WARNING: This application contains security vulnerabilities. Run it only in a backed-up and sheltered environment (such as a VM with a recent snapshot and host-only networking) and at your own risk, escpecially if you enable some of the advanced options described below!
AltoroJ is a sample banking J2EE web application. It shows what happens when web applications are written with consideration of app functionality but not app security. It's a simple and uncluttered platform for demonstrating and learning more about real-life application security issues.
AltoroJ uses standard Java & JSP functionality without relying on any additional frameworks. While vast majority of real-life applications do use frameworks, the exact same principles of Application Security apply in both cases. Frameworks can also be hard to understand for someone not familiar with a particular framework and introduce complexities that detract from the overall learning experience. Not to mention, a large number of large and complex "legacy" Java web applications that look very similar to AltoroJ (but are infinitely more complex of course).
AltoroJ uses Apache Derby as its SQL database that is automatically initialized the first time you log into AltoroJ via its web interface. All of the transactions and operations will then be stored in this database from that point on until you delete your repository folder called "altoro" that is located in your OS home folder (e.g. C:\Users[your_username] or /Users/[your_username]) or enable advanced option to re-initialize your database every time your web application server is restarted (see below).
AltoroJ was created in 2008 and has gone through a number of iterations since then. It currently, being used around the world to demonstrate application security vulnerabilities, educate folks on how easy some of these issues are to exploit and how severe the impact may be, and is even a part of academic curricula. Even though AltoroJ is pretty stable, if you do find a bug or create a cool exploit for one of its vulnerabilities - please let us know!!!
Binaries and hosted versions
If you'd like to try AltoroJ but want to skip all of the cool software development stuff, use publicly hosted version, available at http://altoromutual.com:8080/ . You will not be able to enable any of the advanced options and this site may not always be available, but it's the easiest way to get started
AltoroJ has been developed using Eclipse and designed to run on Tomcat 7, but since it's a relatively simple J2EE app, it should be pretty easy to port it to a different J2EE IDE or another J2EE web application server.
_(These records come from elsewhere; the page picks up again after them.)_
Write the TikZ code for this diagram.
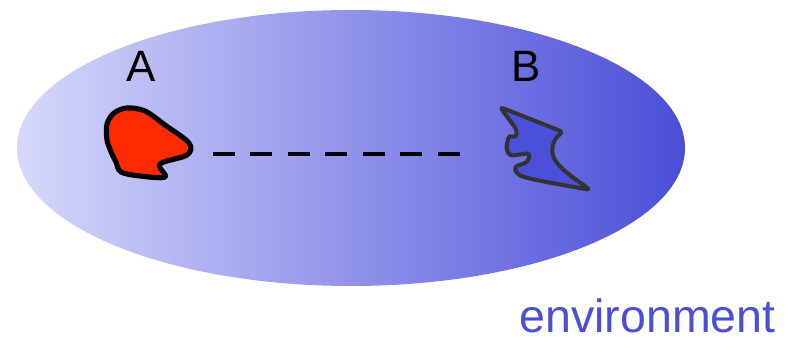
\documentclass[tikz,border=0pt]{standalone}
\usepackage{fontspec}
\setmainfont{Liberation Sans}
\definecolor{envlight}{HTML}{D6D8FB}
\definecolor{envdark}{HTML}{4A4ED8}
\definecolor{blobred}{HTML}{FF2A00}
\definecolor{shardblue}{HTML}{4A50DA}
\definecolor{envtext}{HTML}{4A50D6}
\definecolor{edgegray}{HTML}{333333}
\tikzset{
  lbl/.style={font=\fontsize{25}{27}\selectfont, text=black, inner sep=0pt},
  envlbl/.style={font=\fontsize{26.5}{28}\selectfont, text=envtext, inner sep=0pt, anchor=base east},
  link/.style={line width=2.8pt, dash pattern=on 12.5pt off 8.8pt}
}
\begin{document}
\begin{tikzpicture}[x=0.02cm,y=-0.02cm]
  \useasboundingbox (0,0) rectangle (796,341);
  % the surrounding environment
  \shade[left color=envlight, right color=envdark] (351,148) ellipse [x radius=334, y radius=138];
  % system A
  \draw[line width=2.9pt, fill=blobred, line join=round]
    plot[smooth cycle, tension=0.55] coordinates {
      (127,108) (145,111) (165,125) (189,143) (187,155) (160,164) (165,177)
      (140,176) (121,172) (116,162) (112,154) (107,140) (107,124) (114,113)};
  % system B
  \draw[line width=2.3pt, draw=edgegray, fill=shardblue, line join=round, rounded corners=2pt]
    (500,107) -- (563,132) .. controls (552,140) and (550,152) .. (557,163)
    .. controls (568,175) and (580,182) .. (590,190)
    .. controls (565,185) and (530,180) .. (517,174)
    -- (514,167) -- (528,162) -- (530,153) -- (510,156) -- (506,149)
    -- (509,135) -- (516,138) -- (517,130) -- cycle;
  % labels
  \node[lbl] (labA) at (141,66) {A};
  \node[lbl] (labB) at (526,66) {B};
  \node[envlbl] (env) at (776,333) {environment};
  % correlation between A and B
  \coordinate (endA) at (213,154);
  \coordinate (endB) at (460,154);
  \draw[link] (endA) -- (endB);
\end{tikzpicture}
\end{document}
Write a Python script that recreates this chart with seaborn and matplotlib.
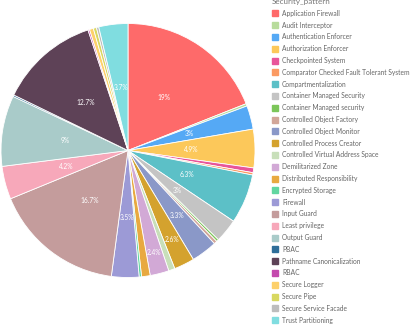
import matplotlib
matplotlib.use("Agg")
import numpy as np
import matplotlib.pyplot as plt
from matplotlib.lines import Line2D
import seaborn as sns

categories = [
    "Application Firewall", "Audit Interceptor", "Authentication Enforcer",
    "Authorization Enforcer", "Checkpointed System",
    "Comparator Checked Fault Tolerant System", "Compartmentalization",
    "Container Managed Security", "Container Managed security",
    "Controlled Object Factory", "Controlled Object Monitor",
    "Controlled Process Creator", "Controlled Virtual Address Space",
    "Demilitarized Zone", "Distributed Responsibility", "Encrypted Storage",
    "Firewall", "Input Guard", "Least privilege", "Output Guard", "PBAC",
    "Pathname Canonicalization", "RBAC", "Secure Logger", "Secure Pipe",
    "Secure Service Facade", "Trust Partitioning",
]
values = [19, 0.3, 3, 4.9, 0.6, 0.3, 6.3, 3, 0.3, 0.4, 3.3, 2.6, 0.8, 2.4,
          1.1, 0.3, 3.5, 16.7, 4.2, 9, 0.2, 12.7, 0.2, 0.5, 0.4, 0.3, 3.7]
colors = [
    "#fe6a6a", "#b8dc9c", "#55a9f5", "#fcc85a", "#e8559a", "#fb9a62",
    "#5cc0c7", "#c4c4c4", "#7cc65a", "#d2a699", "#8a98c8", "#d4a22e",
    "#c8dfba", "#d2a9d6", "#e8a940", "#62d6a0", "#9c9ad6", "#c49c9c",
    "#f7a8ba", "#a9cbc9", "#2e6e99", "#5e4257", "#c44aad", "#fdd06a",
    "#d8d860", "#bdbdbd", "#80dde0",
]
# radial position (fraction of radius) of inside labels, by slice name
label_radius = {
    "Controlled Object Monitor": 0.64,
    "Controlled Process Creator": 0.78,
    "Demilitarized Zone": 0.83,
    "Firewall": 0.53,
}

sns.set_theme(style="white")
plt.rcParams["font.family"] = ["Lato", "DejaVu Sans"]

W, H = 413, 331
fig = plt.figure(figsize=(W / 100, H / 100), dpi=100)
cx, cy, r = 128, 150.5, 127
ax = fig.add_axes([(cx - r) / W, (H - cy - r) / H, 2 * r / W, 2 * r / H])


def fmt(p):
    if p < 2:
        return ""
    s = f"{p:.1f}"
    if s.endswith(".0"):
        s = s[:-2]
    return s + "%"


wedges, texts, autotexts = ax.pie(
    values, colors=colors, startangle=90, counterclock=False,
    autopct=fmt, pctdistance=0.5, radius=1,
    wedgeprops=dict(edgecolor="white", linewidth=0.6),
    textprops=dict(color="white", fontsize=4.8),
)
for name, w, t in zip(categories, wedges, autotexts):
    if name in label_radius:
        th = np.deg2rad((w.theta1 + w.theta2) / 2)
        rr = label_radius[name]
        t.set_position((rr * np.cos(th), rr * np.sin(th)))

ax.set_xlim(-1, 1)
ax.set_ylim(-1, 1)
ax.set_aspect("equal")
ax.axis("off")

handles = [Line2D([], [], marker="s", linestyle="", markersize=5,
                  markerfacecolor=c, markeredgecolor=c) for c in colors]
leg = fig.legend(handles, categories, loc="upper left",
                 bbox_to_anchor=(272 / W, 1 + 2 / H), frameon=False,
                 fontsize=4.8, labelspacing=0.72, handletextpad=0.5,
                 handlelength=1.0, borderaxespad=0, borderpad=0,
                 title="Security_pattern", title_fontsize=5.8,
                 alignment="left")
for t in leg.get_texts():
    t.set_color("#666666")
leg.get_title().set_color("#777777")

fig.savefig("out.png", dpi=100)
Here are out-of-the-box requirements:
- Eclipse 4.6 or newer recommended (requires Java 8)
- Tomcat 7.x
- Gradle 3.0 to build from command line
- Gradle's Buildship Eclipse plug-in to automatically download required 3rd party libraries and run AltoroJ inside Eclipse -- Easiest way to install Buildship is from Eclipse Marketplace (inside Eclipse, go to Help -> Eclipse Marketplace)
Main usernames and passwords for AltoroJ are as follows:
AltoroJ’s original design goals were to create an application that is easy to deploy, very stable and less dangerous (as far as vulnerable web apps go). However, these goals meant that certain attacks couldn’t be a part of it. Because of this, there are advanced user-configurable properties that can enable AltoroJ behaviors which are disabled by default.These enable extra functionality, new cool attacks and demos as well as optional behaviors.
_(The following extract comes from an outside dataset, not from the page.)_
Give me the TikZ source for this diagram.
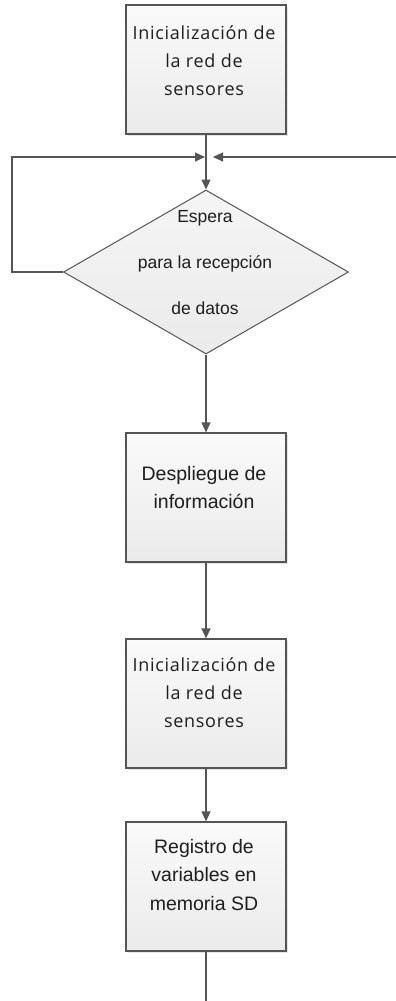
\documentclass[tikz,border=0pt]{standalone}
\usepackage{fontspec}
\setmainfont{Liberation Sans}
\newfontfamily\uifont[LetterSpace=4]{Open Sans}
\usetikzlibrary{arrows.meta,shapes.geometric,shadows}
\definecolor{linec}{HTML}{555555}
\definecolor{textc}{HTML}{1E1E1E}
\tikzset{
  procbox/.style={draw=linec, line width=1.2bp, minimum width=160bp, minimum height=129bp,
    inner sep=0pt, top color=black!2, bottom color=black!8,
    drop shadow={shadow xshift=1.5bp, shadow yshift=-1.5bp, opacity=0.2}},
  decbox/.style={draw=linec, line width=1bp, diamond, minimum width=285bp, minimum height=164bp,
    inner sep=0pt, top color=black!4, bottom color=black!8},
  uitext/.style={text=textc, align=center, inner sep=0pt, font=\uifont\fontsize{18bp}{28bp}\selectfont},
  artext/.style={text=textc, align=center, inner sep=0pt, font=\fontsize{19.5bp}{28.5bp}\selectfont},
  dtext/.style={text=textc, align=center, inner sep=0pt, font=\fontsize{17.5bp}{46bp}\selectfont},
  conn/.style={draw=linec, line width=1.2bp, -{Triangle[length=10bp,width=9bp]}},
  plain/.style={draw=linec, line width=1.2bp}
}
\begin{document}
\begin{tikzpicture}[x=1bp,y=-1bp]
\useasboundingbox[fill=white] (0,0) rectangle (395,1001);
\node[procbox] (b1) at (206,69.5) {};
\node[uitext] (t1) at (204,61) {Inicialización de\\la red de\\sensores};
\node[decbox] (d) at (206,272) {};
\node[dtext] (td) at (205,263) {Espera\\para la recepción\\de datos};
\node[procbox] (b2) at (206,497.5) {};
\node[artext] (t2) at (204,487.5) {Despliegue de\\información};
\node[procbox] (b3) at (206,703.5) {};
\node[uitext] (t3) at (204,693) {Inicialización de\\la red de\\sensores};
\node[procbox] (b4) at (206,886.5) {};
\node[artext] (t4) at (204,875) {Registro de\\variables en\\memoria SD};
\coordinate (j) at (206,157);
\coordinate (lc) at (12,157);
\coordinate (rc) at (396,157);
\coordinate (endc) at (206,1002);
\draw[conn] (b1.south) -- (d.north);
\draw[conn, shorten >=1bp] (d.west) -| (lc) -- (j);
\draw[conn, shorten >=7bp] (rc) -- (j);
\draw[conn] (d.south) -- (b2.north);
\draw[conn] (b2.south) -- (b3.north);
\draw[conn] (b3.south) -- (b4.north);
\draw[plain] (b4.south) -- (endc);
\end{tikzpicture}
\end{document}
Please see WEB-INF/app.properties file for more information on each property
AltoroJ has a fairly extensive REST API, which is documented using Swagger. You can find out more about and interact with the provided REST services by clicking on the REST API link in the footer of almost every AltoroJ page.
Problem: AltoroJ runs, but an error “Failed to create database 'altoro‘” comes up when you try to log in
Cause: AltoroJ database does not get created. This is usually caused by folder permission issues on a locked-down system
Solution: To make sure this isn’t a fluke, try to log in again using jsmith/demo1234. AltoroJ uses Java’s user.home property as a base directory for its database so this shouldn’t happen. However, if it does. Take a look at your Eclipse Console, or if running directly on Tomcat, open "catalina.out" file from Tomcat’s logs folder in a text editor and look for “user.home=“. This is the folder that AltoroJ is trying to create another folder in and needs write access. You can then: Give the user Tomcat runs under read/write/create access to this folder (recommended) OR modify Tomcat’s startup to include –Duser.home=“<new_path>” in Java arguments to change DB location
Problem: AltoroJ does not run on Tomcat due to compilation errors
Cause: If you have compilation errors in Eclipse, Java build path is likely to blame
Solution: Run AltoroJ's Gradle build in order to download required third party libraries and build AltoroJ
All files found in this project are licensed under the Apache License 2.0.